Bill Fick ’86, visual and studio arts manager for Duke Arts, is in the Ruby Gallery building a platform for the altar-like ofrenda to support an enormous calavera – a papier-mâché skull – for a participatory Day of the Dead project. Local artists were making the calaveras, he says, “And I said let’s make an altar piece, and also do workshops and teach students. This is something we try to do in order to make it more interactive.”

Noon

Loren Barcenas M.S.’19, one of Harrison’s ballet students, sits at a table in the Ruby Lounge to calm herself.

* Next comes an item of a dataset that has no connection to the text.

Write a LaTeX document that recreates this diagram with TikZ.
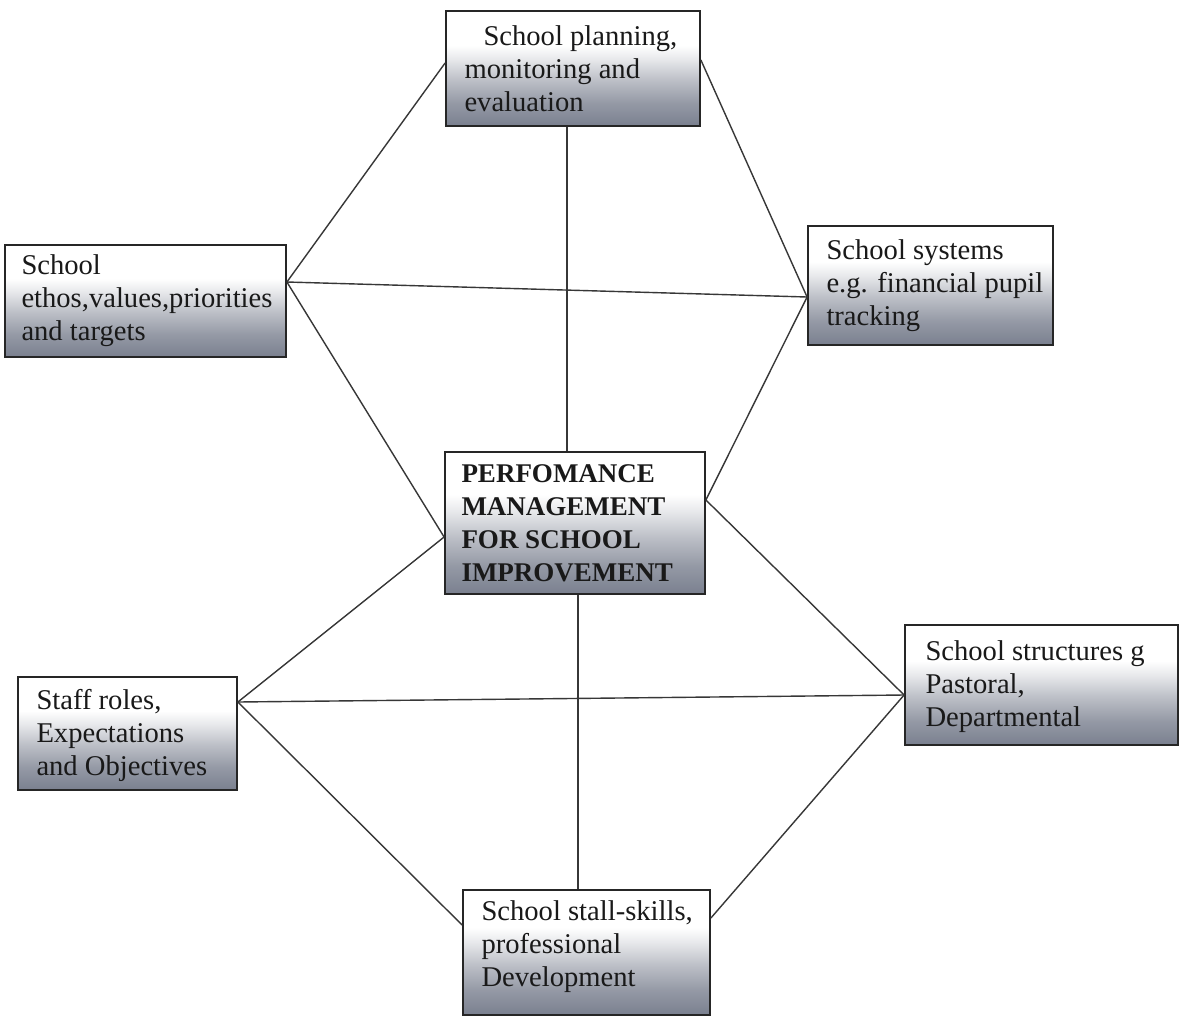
\documentclass[tikz,border=0pt]{standalone}
\usepackage{fontspec}
\setmainfont{Liberation Serif}
\definecolor{boxgray}{RGB}{122,128,143}
\definecolor{linegray}{RGB}{55,55,55}
\pgfdeclareverticalshading{boxshade}{100bp}{%
  color(0bp)=(boxgray); color(25bp)=(boxgray);
  color(35bp)=(boxgray!80); color(45bp)=(boxgray!50);
  color(54bp)=(boxgray!18); color(60bp)=(white);
  color(75bp)=(white); color(100bp)=(white)}
\begin{document}
\begin{tikzpicture}[x=0.5pt,y=-0.5pt,
  boxnode/.style={draw=black!85, line width=0.9pt, inner sep=0pt,
    shading=boxshade},
  boxtext/.style={anchor=west, inner sep=0pt, align=left,
    font=\fontsize{14.3}{16.5}\selectfont, xshift=9.5pt, text=black!90},
  link/.style={draw=linegray, line width=0.7pt}]
\useasboundingbox (0,0) rectangle (1180,1019);
\fill[white] (0,0) rectangle (1180,1019);

% boxes
\node[boxnode, minimum width=127pt, minimum height=57.5pt] (b1) at (573,68.5) {};
\node[boxnode, minimum width=140.5pt, minimum height=56pt] (b2) at (145.5,301) {};
\node[boxnode, minimum width=122.5pt, minimum height=59.5pt] (b3) at (930.5,285.5) {};
\node[boxnode, minimum width=130pt, minimum height=71pt] (b4) at (575,523) {};
\node[boxnode, minimum width=136.5pt, minimum height=60pt] (b5) at (1041.5,685) {};
\node[boxnode, minimum width=109.5pt, minimum height=56.5pt] (b6) at (127.5,733.5) {};
\node[boxnode, minimum width=123.5pt, minimum height=62.5pt] (b7) at (586.5,952.5) {};

% texts
\node[boxtext] (t1) at (b1.west) {\hspace*{9.5pt}School planning,\\monitoring and\\evaluation};
\node[boxtext, xshift=-1pt] (t2) at (b2.west) {School\\ethos,values,priorities\\and targets};
\node[boxtext] (t3) at (b3.west) {School systems\\e.g. financial pupil\\tracking};
\node[boxtext, xshift=-1pt, font=\fontsize{13.5}{16.5}\selectfont\bfseries] (t4) at (b4.west) {PERFOMANCE\\MANAGEMENT\\FOR SCHOOL\\IMPROVEMENT};
\node[boxtext, xshift=1pt] (t5) at ([yshift=-1pt]b5.west) {School structures g\\Pastoral,\\Departmental};
\node[boxtext] (t6) at ([yshift=-1pt]b6.west) {Staff roles,\\Expectations\\and Objectives};
\node[boxtext] (t7) at ([yshift=3pt]b7.west) {School stall-skills,\\professional\\Development};

% connectors
\path[link] ([yshift=2.75pt]b1.west) -- ([yshift=9.5pt]b2.east);
\path[link] ([yshift=4.25pt]b1.east) -- ([yshift=-5.75pt]b3.west);
\path[link] ([xshift=-3pt]b1.south) -- ([xshift=-3pt]b1.south |- b4.north);
\path[link] ([yshift=9.5pt]b2.east) -- ([yshift=-5.75pt]b3.west);
\path[link] ([yshift=9.5pt]b2.east) -- ([yshift=-7pt]b4.west);
\path[link] ([yshift=11.5pt]b4.east) -- ([yshift=-5.75pt]b3.west);
\path[link] ([yshift=11.5pt]b4.east) -- ([yshift=-5pt]b5.west);
\path[link] ([yshift=-7pt]b4.west) -- ([yshift=15.75pt]b6.east);
\path[link] ([yshift=15.75pt]b6.east) -- ([yshift=-5pt]b5.west);
\path[link] ([yshift=15.75pt]b6.east) -- ([yshift=13.75pt]b7.west);
\path[link] ([yshift=17.25pt]b7.east) -- ([yshift=-5pt]b5.west);
\path[link] ([xshift=1.5pt]b4.south) -- ([xshift=1.5pt]b4.south |- b7.north);
\end{tikzpicture}
\end{document}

Her Duke master’s in global health wasn’t enough, so now she’s a Ph.D./M.D. student at the University of North Carolina-Chapel Hill, and she’s enjoying the lounge’s markers and coloring pages.  “It makes me feel less stressed,” she says.

1:25 p.m.

In a second-floor classroom, Jason Sudak M.F.A.’17, lecturing fellow in cinematic arts, pulls down the shades and, with his Sound for Film and Video class, listens to audio they gathered in Duke Gardens. “Technologies are changing our relationship to listening, year by year,” he says. “What we’re doing is trying to learn to listen more carefully.” Listening lessons.

3:15

Marie-Louise “Lou” Bennett, instructor of art, art history, and visual studies, has led her drawing class from its room on the Ruby first floor to the Duke Gardens, where the students surround the Roney Fountain, using color for the first time. “We started off with charcoal and pencil, and today we’re jumping into color.” In the studio, she says, they don’t even turn on the lights, just letting the natural light in. Looking lessons.

4:00

The von der Heyden Studio Theater is a black box, a big empty room. Workers hang lights and arrange furniture and lamps, putting together “Meshroom.” “The purpose of the building is to build a world from scratch,” says creator Marika Niko M.F.A.’23, who calls “Meshroom” “a performance environment that forms an intellectual/intentional community around an open dance floor.” Rugs and colored lamps define spaces, populated by pillows, books and drawing supplies. Purple and green lighting adds mood. “Look at that,” says Scott Silver, of the venue and production management staff, as he walks through. “It’s art!”

6:00

For the first time all day the building buzzes. Student dance groups fill rooms on both floors. Musicians drag instruments into the von der Heyden. Catering places hummus and salads in the Ruby Lounge for a reception before a documentary in the Ruby Film Theater. Students from a video class have checked out cameras for an assignment, taking pictures in the Lounge’s changing light.

7:00

Guests filter from the reception into the film theater, and others enter the von der Heyden as “Meshroom” has its soft beginning: Musicians play. Niko and other dancers begin walking through the space; visitors do, too. People find comfortable places to watch, rest, dance. Periodically a dancer moves to the center of the floor and Niko and a few others murmur, “Someone is performing now; tell the person nearest to you,” and everyone watches. Then, “The dance floor is open now,” and the reverse happens. People draw, dance, move, read.

8:30

The documentary over, people exit. At 9, “Meshroom” ends with a simple raising of the lights, and people filter out of there, too. Dance rooms still hop with students: Rhydun, a competitive Bollywood-style dance team, fills one room with music and organized movement. In a second, Dhamaka gyrates in Punjabi folk dance. From the street, passersby can watch the Dancing Devils practice in The Box. 

9:10

The dancers continue, but the Ruby slowly empties. WXDU still plays on the hallway speakers.